Friday, September 14, 2007

Les symbolistes Moreau et Huysmans au musée Moreau

Du 4 octobre 2007 jusqu’au 14 janvier 2008 à Paris, le musée Gustave Moreau propose sa première exposition temporaire depuis l’ouverture du musée en 1903. Il s’agit, à cette occasion, de célébrer l’amitié, féconde d’inouï, entre le peintre Gustave Moreau et l’écrivain Joris-Karl Huysmans.

Il est de la première utilité de connaître et d’étudier ce chaudron des arts, dans lequel tout l’art du XXe siècle a été porté à des vapeurs et des éthers d’ébullitions delphiques. Car il y a quelque prophétisme dans la concurrence de ces deux hommes, qui ont tout simplement déplacé l’art dans l’irréel.

D’une part, Gustave Moreau était une sorte d’aristocrate qui pouvait peindre, tant qu’il le voulait. Et donc, il emplit sa maison parisienne de toutes sortes de délires fantasiés. Avec des femmes impossibles qu’il aurait un peu amicalement raptées à lord Leighton, qui fut le plus chaste des peintres victoriens et le plus extravagant concepteur de la femme idéale. A l’époque, on entreprit pas moins que ce croisement entre la pêche et la phosphorescence marmoréenne pour créer la femme définitive.

Ainsi, Moreau devint-il un mythe de son vivant. On causait de lui en sorte de Dr Mabuse de la peinture mystique et occultiste. Ce qui se portait beaucoup dans le symbolisme hégémonique autour de 1900. C’est Gauguin qui avait remonté les arts plastiques au rebours, vers les cloisonnés des rosaces et des vitraux historiés des cathédrales. Aussi, vers ce nouveau goût des cloisonnés orientaux et japonisants, qui tissèrent le lien avec les cultures premières à l’autre bout du monde. Et qu’on les disait si proches, dans cet au-delà des arts mystiques et symbolistes.

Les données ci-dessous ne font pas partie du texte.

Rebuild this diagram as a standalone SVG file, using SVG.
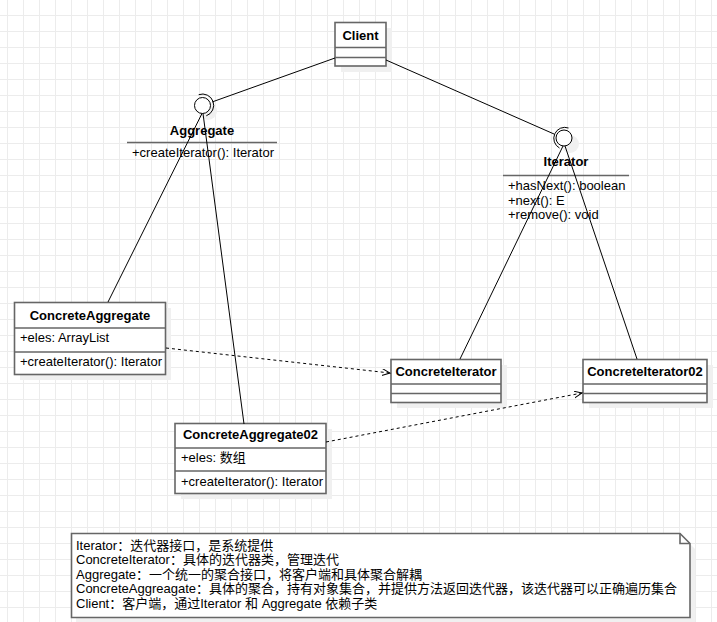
<svg xmlns="http://www.w3.org/2000/svg" width="717" height="622" viewBox="0 0 717 622">
<defs>
<pattern id="grid" width="16" height="16" patternUnits="userSpaceOnUse" x="7" y="15">
<rect width="16" height="1" fill="#ececec"/>
<rect width="1" height="16" fill="#ececec"/>
</pattern>
<marker id="open" markerWidth="10" markerHeight="10" refX="8" refY="3.5" orient="auto" markerUnits="userSpaceOnUse">
<path d="M0,0 L8,3.5 L0,7" fill="none" stroke="#000" stroke-width="1"/>
</marker>
</defs>
<style>
text{font-family:"Liberation Sans",Arial,"Noto Sans CJK SC",sans-serif;font-size:13px;fill:#000}
.b{font-weight:bold;text-anchor:middle}
.box{fill:#fff;stroke:#666;stroke-width:1.6}
.sep{stroke:#666;stroke-width:1.6;fill:none}
.sh{fill:#f0f0f0}
.con{stroke:#000;stroke-width:1;fill:none}
.dash{stroke:#000;stroke-width:1;fill:none;stroke-dasharray:3 3}
</style>
<rect width="717" height="622" fill="#fff"/>
<rect width="717" height="622" fill="url(#grid)"/>

<g id="client">
<rect class="sh" x="341" y="28" width="51" height="44"/>
<rect class="box" x="335" y="22.5" width="51" height="43.5"/>
<line class="sep" x1="335" y1="47.5" x2="386" y2="47.5"/>
<line class="sep" x1="335" y1="57.5" x2="386" y2="57.5"/>
<text class="b" x="360.5" y="40">Client</text>
</g>

<g id="aggregate">
<circle class="sh" cx="208" cy="111" r="9"/>
<circle cx="202.5" cy="105.5" r="8" fill="#fff" stroke="#000" stroke-width="1"/>
<path class="con" d="M198.7,94.7 A11,11 0 0 1 206.3,115.8"/>
<text class="b" x="202" y="135">Aggregate</text>
<line class="sep" x1="127" y1="142.5" x2="277" y2="142.5"/>
<text x="132" y="157">+createIterator(): Iterator</text>
</g>

<g id="iterator">
<circle class="sh" cx="570" cy="144" r="9"/>
<circle cx="564" cy="138" r="8" fill="#fff" stroke="#000" stroke-width="1"/>
<path class="con" d="M568.5,128 A11,11 0 0 0 559.5,148"/>
<text class="b" x="566" y="166">Iterator</text>
<line class="sep" x1="503" y1="175.5" x2="629" y2="175.5"/>
<text x="508" y="190">+hasNext(): boolean</text>
<text x="508" y="204.5">+next(): E</text>
<text x="508" y="219">+remove(): void</text>
</g>

<g id="concreteAggregate">
<rect class="sh" x="20" y="308" width="151" height="72"/>
<rect class="box" x="14.5" y="302.5" width="151" height="72"/>
<line class="sep" x1="14.5" y1="328" x2="165.5" y2="328"/>
<line class="sep" x1="14.5" y1="352" x2="165.5" y2="352"/>
<text class="b" x="90" y="320">ConcreteAggregate</text>
<text x="20" y="342">+eles: ArrayList</text>
<text x="20" y="366">+createIterator(): Iterator</text>
</g>

<g id="concreteIterator">
<rect class="sh" x="397" y="365" width="110" height="43"/>
<rect class="box" x="391" y="359.5" width="110" height="43"/>
<line class="sep" x1="391" y1="384" x2="501" y2="384"/>
<line class="sep" x1="391" y1="393.5" x2="501" y2="393.5"/>
<text class="b" x="446" y="376">ConcreteIterator</text>
</g>

<g id="concreteIterator02">
<rect class="sh" x="589" y="365" width="124" height="43"/>
<rect class="box" x="583" y="359.5" width="124" height="43"/>
<line class="sep" x1="583" y1="384" x2="707" y2="384"/>
<line class="sep" x1="583" y1="393.5" x2="707" y2="393.5"/>
<text class="b" x="645" y="376">ConcreteIterator02</text>
</g>

<g id="concreteAggregate02">
<rect class="sh" x="181" y="429" width="151" height="70"/>
<rect class="box" x="175" y="423.5" width="151" height="70"/>
<line class="sep" x1="175" y1="448" x2="326" y2="448"/>
<line class="sep" x1="175" y1="471" x2="326" y2="471"/>
<text class="b" x="250.5" y="439">ConcreteAggregate02</text>
<text x="181" y="462">+eles: 数组</text>
<text x="181" y="486">+createIterator(): Iterator</text>
</g>

<g id="note">
<path class="sh" d="M76,539 H685 L695,549 V622 H76 Z"/>
<path class="box" d="M71.5,533.5 H680 L690,543.5 V617.5 H71.5 Z"/>
<path class="sep" d="M680,533.5 V543.5 H690"/>
<text x="76" y="549.5">Iterator：迭代器接口，是系统提供</text>
<text x="76" y="564">ConcreteIterator：具体的迭代器类，管理迭代</text>
<text x="76" y="578.5">Aggregate：一个统一的聚合接口，将客户端和具体聚合解耦</text>
<text x="76" y="593">ConcreteAggreagate：具体的聚合，持有对象集合，并提供方法返回迭代器，该迭代器可以正确遍历集合</text>
<text x="76" y="607.5">Client：客户端，通过Iterator 和 Aggregate 依赖子类</text>
</g>

<g id="connectors">
<line class="con" x1="335" y1="58" x2="212" y2="102"/>
<line class="con" x1="386" y1="60" x2="554" y2="134"/>
<line class="con" x1="202" y1="113.5" x2="108" y2="302"/>
<line class="con" x1="203" y1="113.5" x2="244" y2="424"/>
<line class="con" x1="563" y1="146" x2="460" y2="359"/>
<line class="con" x1="565" y1="146" x2="637" y2="359"/>
<line class="dash" x1="166" y1="348" x2="390" y2="373" marker-end="url(#open)"/>
<line class="dash" x1="326" y1="442" x2="582" y2="393" marker-end="url(#open)"/>
</g>
</svg>
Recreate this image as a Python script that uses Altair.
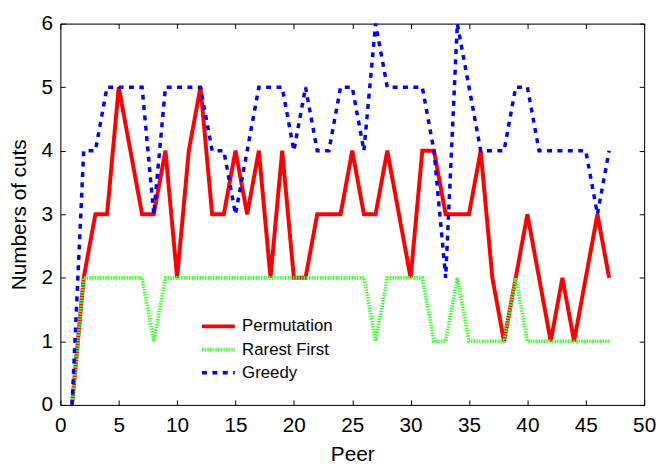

Tout était prétexte à des réunions de rosicruciens et de francs-maçons, résolument entre-tissés dans les arts qui transforment la société par ses universités cachées. Quand Moreau disparut, sa maison, en débord comme l’oeuf de la peinture, devint un musée. Et l’on peut encore y voir un corpus entier d’un oeuvre, qui est simultané à la vie même de l’artiste. Ce qui était la programmatique même du symbolisme. Casser l’opacité du réel, pour retrouver l’escalier des anges qui montent et qui descendent le long de l’arbre du Bien et du Mal. Car Moreau et ses amis, aimaient à voir autant les anges que le serpent. Puisque tout était prétexte à faire de sa vie un roman ou une fiction. Et parfois, selon l’exemple maudit de Van Gogh.

Huysmans fut un critique aussi. Et il appliqua le programme baudelairien si enclin à l’irréalité, au maquillage, au dandysme, aux paradis artificiels et aux littératures opiacées. Il a écrit le roman fondateur du symbolisme en littérature, A rebours. Et dans le chapitre V, des Esseintes manifeste son admiration fervente pour Gustave Moreau. On comprendra le complot artistique, quand on aura bien dit que ce roman fait l’apologie du fantasme, comme un accomplissement plus achevé que toutes les réalisations dans le monde réel. Il dit explicitement, qu’il faut aller au rebours de toutes les réalités, pour retrouver la réalité qui est déréelle, soit entièrement psychique.

D’une certaine façon, cette pensée annonce les théories de Huxley ou de Timothy Leary qui ont tenté de briser le noyau du réel par l’usage décisif des drogues, comme les Amérindiens antiques. Et que cette révolution des années 60 a basculé toute la réalité dans la jouissance permanente des flux médiatiques qui sont désormais l’opium institutionnalisé.

Dans cet art commun à Huysmans et Moreau, il y a des royaumes de pierreries et des couleurs jamais vues. Aussi, on y lit des listes de noms de monstrueuses merveilles, et des rares extraits retrouvés de traités alchimiques, mais du verbe et de la peinture. Et tous les dieux connus et inconnus de l’Antiquité transmigrèrent par le biais de cet art, dans le XXe siècle naissant.

Tant et si bien, que l’art d’aujourd’hui, et conceptuel, est totalement issu de cette science symboliste de l’érotisme, de la morbidité et de l’occulte assez psychanalytique, en tout cas psychique.